In the mid-sixties musical artist, poet and punk icon Patti Smith and photographer Robert Mapplethorpe, still in their teens, are strolling through Washington Square on a sunny Sunday afternoon. Seeing them, a tourist lady turns to her husband saying, “Look, they’re artists!” Her husband replies, “Aw, they’re just kids.” Thus comes the title of this National Book Award-winning memoir of Smith and Mapplethorpe’s friendship, love, and their fierce artistic alliance. Immensely entertaining and chock full of anecdotes from the fabled young avant-garde of New York of that era, Just Kids, is nonetheless a deeply intimate portrayal of a struggle to survive, to eat, to sleep inside, and to advance their art.
Reading Just Kids, we hang out with Patti and Robert at Max’s Kansas City, perform before Andy Warhol at the early CBGB and live at the Chelsea Hotel.
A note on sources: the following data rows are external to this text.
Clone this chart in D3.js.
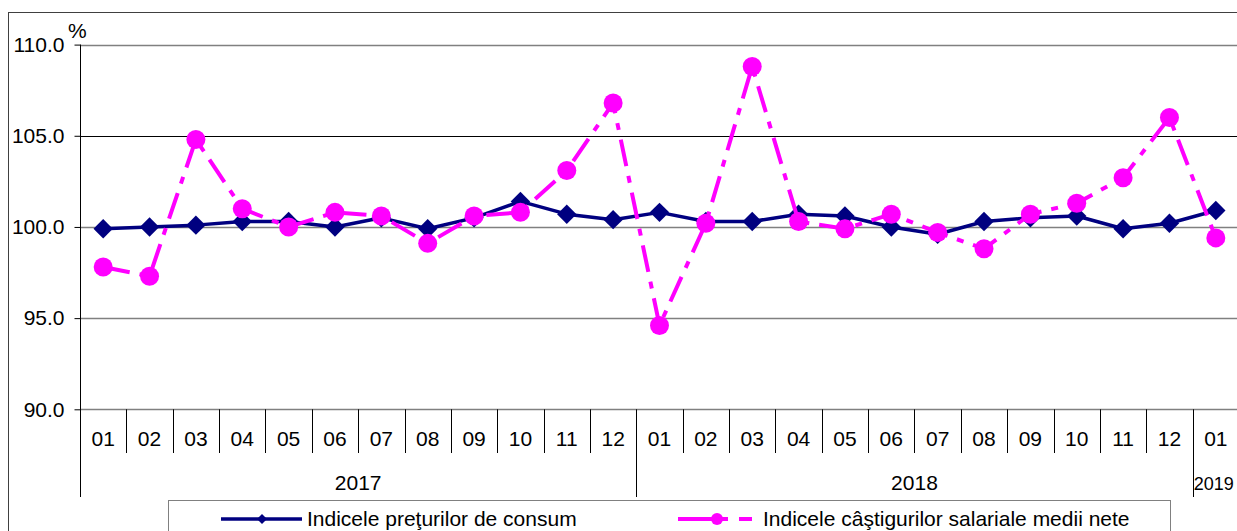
<!DOCTYPE html>
<html>
<head>
<meta charset="utf-8">
<script src="https://cdnjs.cloudflare.com/ajax/libs/d3/7.8.5/d3.min.js"></script>
<style>
  body { margin: 0; background: #fff; }
  svg { display: block; font-family: "Liberation Sans", Arial, sans-serif; }
</style>
</head>
<body>
<script>
'use strict';

// months shown on the x axis (2017-01 .. 2019-01)
const months = ['01','02','03','04','05','06','07','08','09','10','11','12',
                '01','02','03','04','05','06','07','08','09','10','11','12','01'];
const years = [
  { label: '2017', from: 0, to: 12 },
  { label: '2018', from: 12, to: 24 },
  { label: '2019', from: 24, to: 25 }
];
// consumer price index, % vs previous month
const cpi = [99.9, 100.0, 100.1, 100.3, 100.3, 100.0, 100.5, 99.9, 100.5, 101.4, 100.7, 100.4,
             100.8, 100.3, 100.3, 100.7, 100.6, 100.0, 99.6, 100.3, 100.5, 100.6, 99.9, 100.2, 100.9];
// net average earnings index
const wages = [97.8, 97.3, 104.8, 101.0, 100.0, 100.8, 100.6, 99.1, 100.6, 100.8, 103.1, 106.8,
               94.6, 100.2, 108.8, 100.3, 99.9, 100.7, 99.7, 98.8, 100.7, 101.3, 102.7, 106.0, 99.4];
const yTicks = [90, 95, 100, 105, 110];
const seriesNames = ['Indicele preţurilor de consum', 'Indicele câştigurilor salariale medii nete'];

const navy = '#000080';
const pink = '#ff00ff';
const fontSize = '21px';

const svg = d3.select('body').append('svg')
  .attr('width', 1237)
  .attr('height', 531);

// outer chart frame (runs off the picture on the right and bottom)
svg.append('rect')
  .attr('x', 8.5).attr('y', 12.5)
  .attr('width', 1300).attr('height', 600)
  .attr('fill', 'none')
  .attr('stroke', '#404040');

const x = d3.scaleBand()
  .domain(d3.range(months.length))
  .range([80, 1239]);

const y = d3.scaleLinear()
  .domain([90, 110])
  .range([409.3, 44.6]);

// gridlines
svg.append('g').selectAll('line')
  .data(yTicks)
  .enter()
  .append('line')
    .attr('x1', 80).attr('x2', 1239)
    .attr('y1', d => Math.round(y(d)) + 0.5)
    .attr('y2', d => Math.round(y(d)) + 0.5)
    .attr('stroke', d => d === 105 ? '#000' : '#808080')
    .attr('stroke-width', d => d === 105 ? 1 : 1.6);

// y axis
const yAxis = d3.axisLeft(y)
  .tickValues(yTicks)
  .tickSize(6)
  .tickPadding(10)
  .tickFormat(d3.format('.1f'));
const gy = svg.append('g')
  .attr('transform', 'translate(80.5, 0)')
  .call(yAxis);
gy.select('.domain').remove();
gy.selectAll('line').attr('stroke', '#000');
gy.selectAll('text')
  .attr('fill', '#000')
  .style('font-size', fontSize)
  .style('font-family', '"Liberation Sans", Arial, sans-serif');

svg.append('line')
  .attr('x1', 80.5).attr('x2', 80.5)
  .attr('y1', y(110)).attr('y2', 497)
  .attr('stroke', '#000');

svg.append('text')
  .attr('x', 68).attr('y', 38)
  .style('font-size', fontSize)
  .text('%');

// month separators
const bounds = d3.range(1, months.length);
svg.append('g').selectAll('line')
  .data(bounds)
  .enter()
  .append('line')
    .attr('x1', d => Math.round(x(d)) + 0.5)
    .attr('x2', d => Math.round(x(d)) + 0.5)
    .attr('y1', y(90))
    .attr('y2', d => (d === 12 || d === 24) ? 497 : 453)
    .attr('stroke', '#000');

// month labels
svg.append('g').selectAll('text')
  .data(months)
  .enter()
  .append('text')
    .attr('x', (d, i) => x(i) + x.bandwidth() / 2)
    .attr('y', 446)
    .attr('text-anchor', 'middle')
    .style('font-size', fontSize)
    .text(d => d);

// year labels; the last one sits in a single narrow band, so it is set smaller
svg.append('g').selectAll('text')
  .data(years)
  .enter()
  .append('text')
    .attr('x', d => d.to - d.from > 1 ? (x(d.from) + x(d.to - 1) + x.bandwidth()) / 2 : x(d.from) + 1)
    .attr('y', 490)
    .attr('text-anchor', d => d.to - d.from > 1 ? 'middle' : 'start')
    .style('font-size', d => d.to - d.from > 1 ? fontSize : '18px')
    .text(d => d.label);

const cx = (d, i) => x(i) + x.bandwidth() / 2;
const line = d3.line().x(cx).y(d => y(d));

// CPI series
svg.append('path')
  .datum(cpi)
  .attr('d', line)
  .attr('fill', 'none')
  .attr('stroke', navy)
  .attr('stroke-width', 3.5)
  .attr('stroke-linejoin', 'round');

const diamond = d3.symbol().type(d3.symbolDiamond2).size(240);
svg.append('g').selectAll('path')
  .data(cpi)
  .enter()
  .append('path')
    .attr('d', diamond)
    .attr('transform', (d, i) => 'translate(' + cx(d, i) + ',' + y(d) + ')')
    .attr('fill', navy);

// wages series
svg.append('path')
  .datum(wages)
  .attr('d', line)
  .attr('fill', 'none')
  .attr('stroke', pink)
  .attr('stroke-width', 4)
  .attr('stroke-dasharray', '27,10,7,10');

svg.append('g').selectAll('circle')
  .data(wages)
  .enter()
  .append('circle')
    .attr('cx', cx)
    .attr('cy', d => y(d))
    .attr('r', 9.5)
    .attr('fill', pink);

// legend
const legend = svg.append('g');
legend.append('rect')
  .attr('x', 168.5).attr('y', 500.5)
  .attr('width', 1002).attr('height', 60)
  .attr('fill', '#fff')
  .attr('stroke', '#808080');

legend.append('line')
  .attr('x1', 221).attr('x2', 302)
  .attr('y1', 519).attr('y2', 519)
  .attr('stroke', navy).attr('stroke-width', 3.5);
legend.append('path')
  .attr('d', d3.symbol().type(d3.symbolDiamond2).size(64))
  .attr('transform', 'translate(262,519)')
  .attr('fill', navy);
legend.append('text')
  .attr('x', 307).attr('y', 526)
  .style('font-size', fontSize)
  .text(seriesNames[0]);

legend.append('line')
  .attr('x1', 678).attr('x2', 752)
  .attr('y1', 519).attr('y2', 519)
  .attr('stroke', pink).attr('stroke-width', 4)
  .attr('stroke-dasharray', '50,11,13');
legend.append('circle')
  .attr('cx', 717).attr('cy', 519).attr('r', 6)
  .attr('fill', pink);
legend.append('text')
  .attr('x', 763).attr('y', 526)
  .style('font-size', fontSize)
  .text(seriesNames[1]);
</script>
</body>
</html>
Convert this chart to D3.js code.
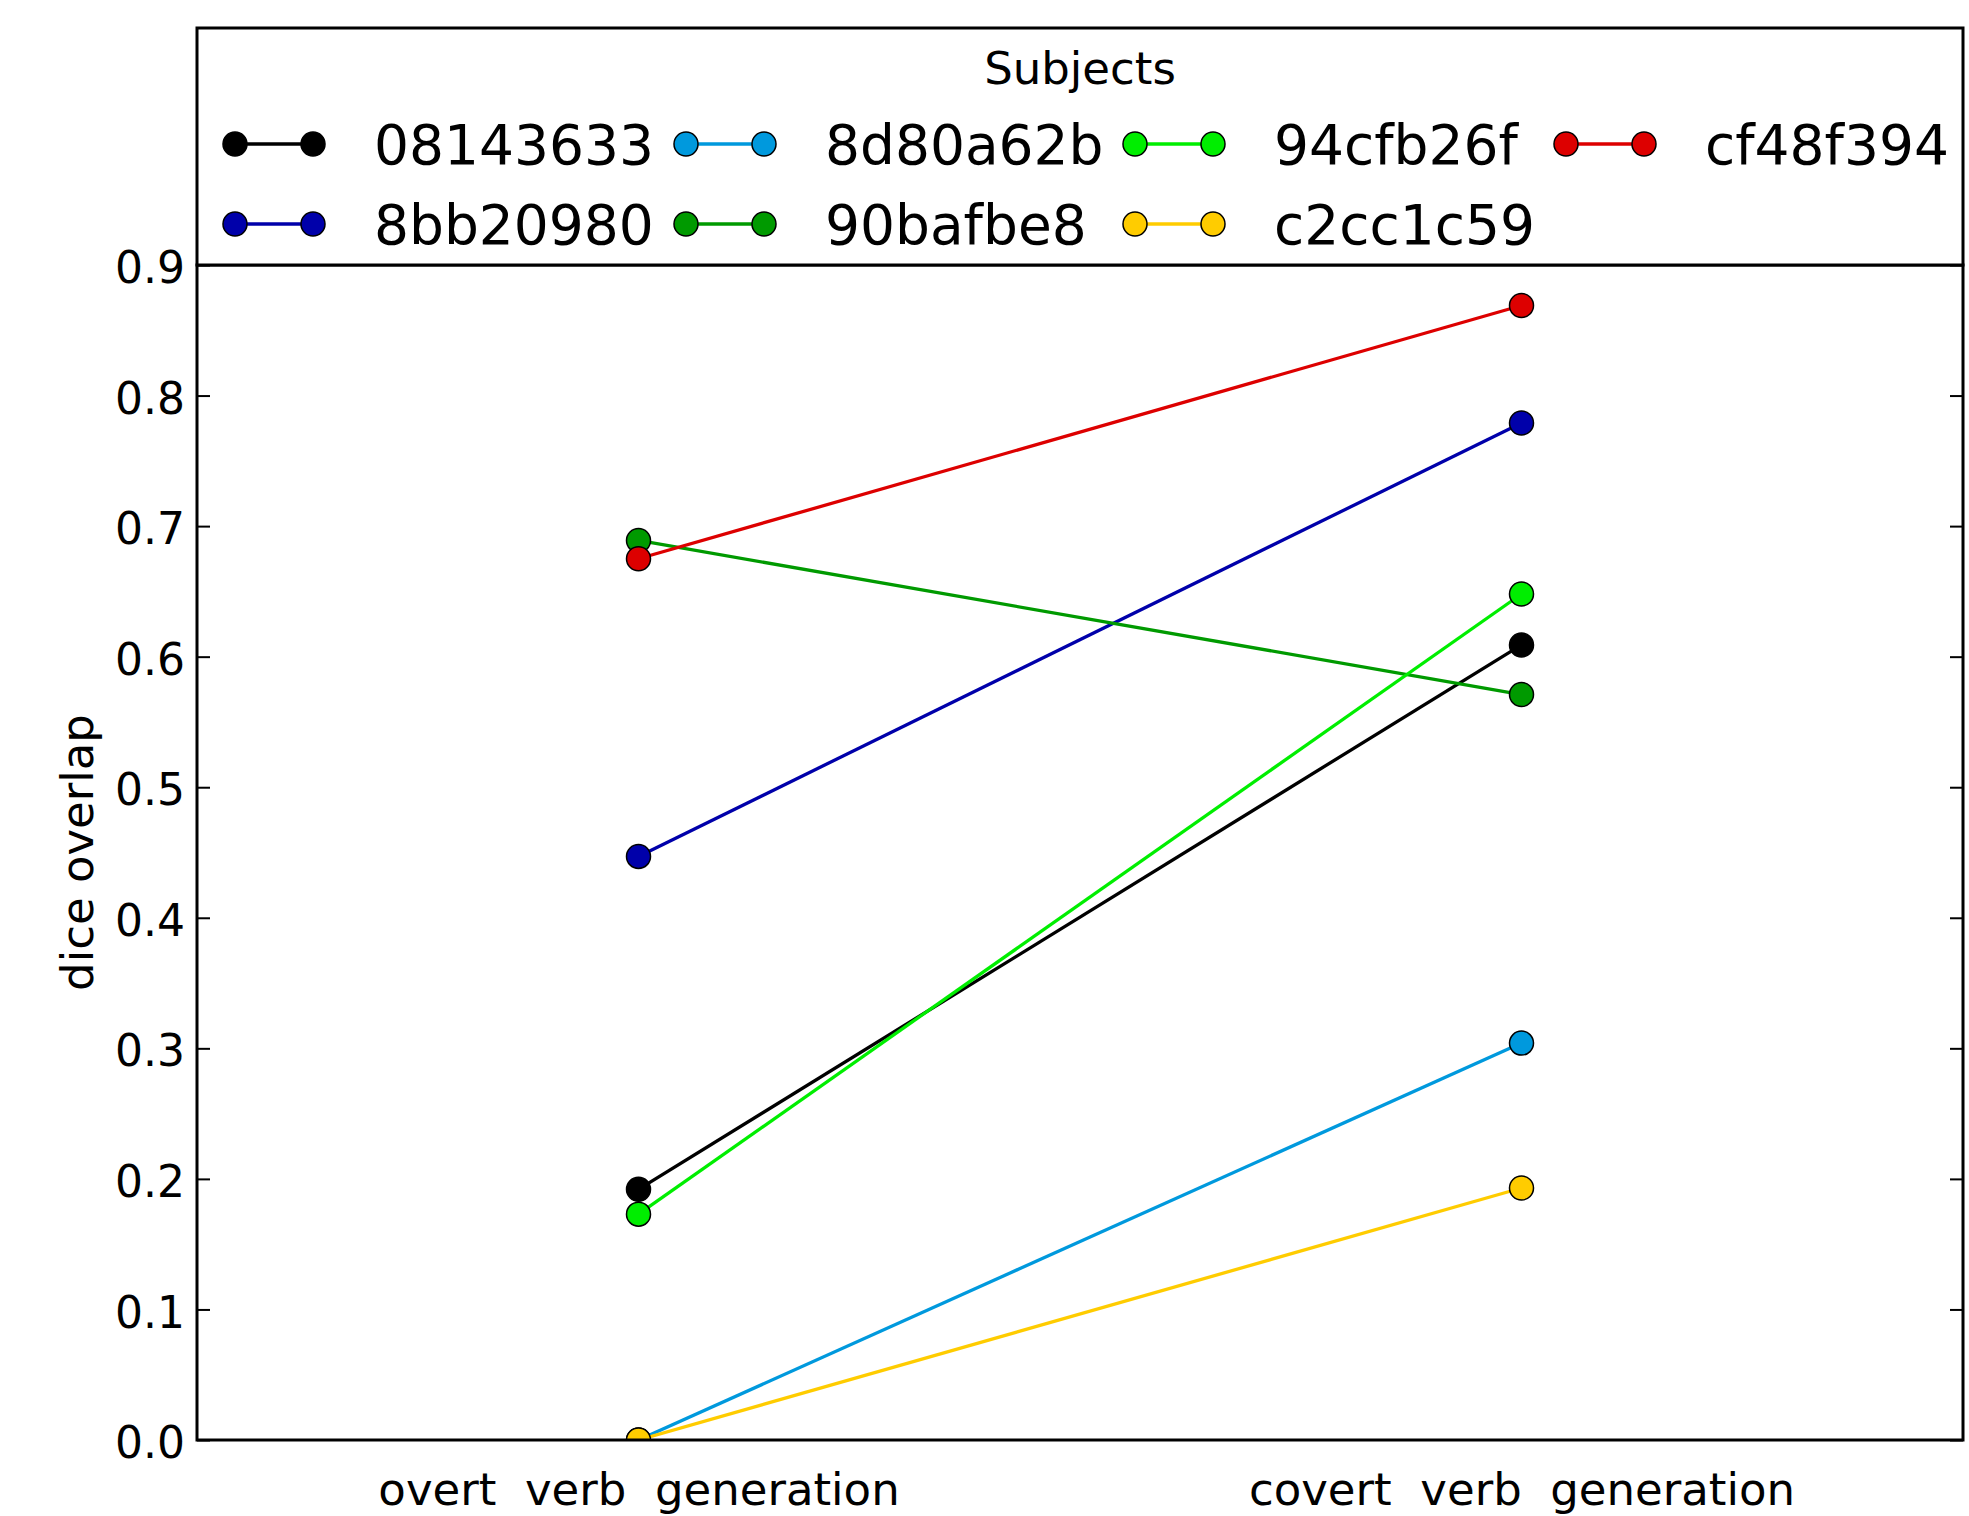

Allen Ginsburg makes a play for Smith at the automat, thinking she’s a young man. She has an affair with Sam Shepard and doesn’t even know his name. Robert spends hours at the mirror developing his look for an evening out. She makes some money reselling books. He hustles.
Another meaning, a secondary meaning, can be taken from the book title. “Just” can mean “merely,” but it can also mean “morally right and true,” an odd association with the scandalous Mapplethorpe, but apt in their dedication to their own, and each other’s art. Even with all their adventures Patti and Robert are continuously drawing, writing, photographing, performing, and making—weighing every nickel spent on needed art supplies.
Just Kids is a personal story of two destitute young heroes in a legendary time and place who prevail with and through one another.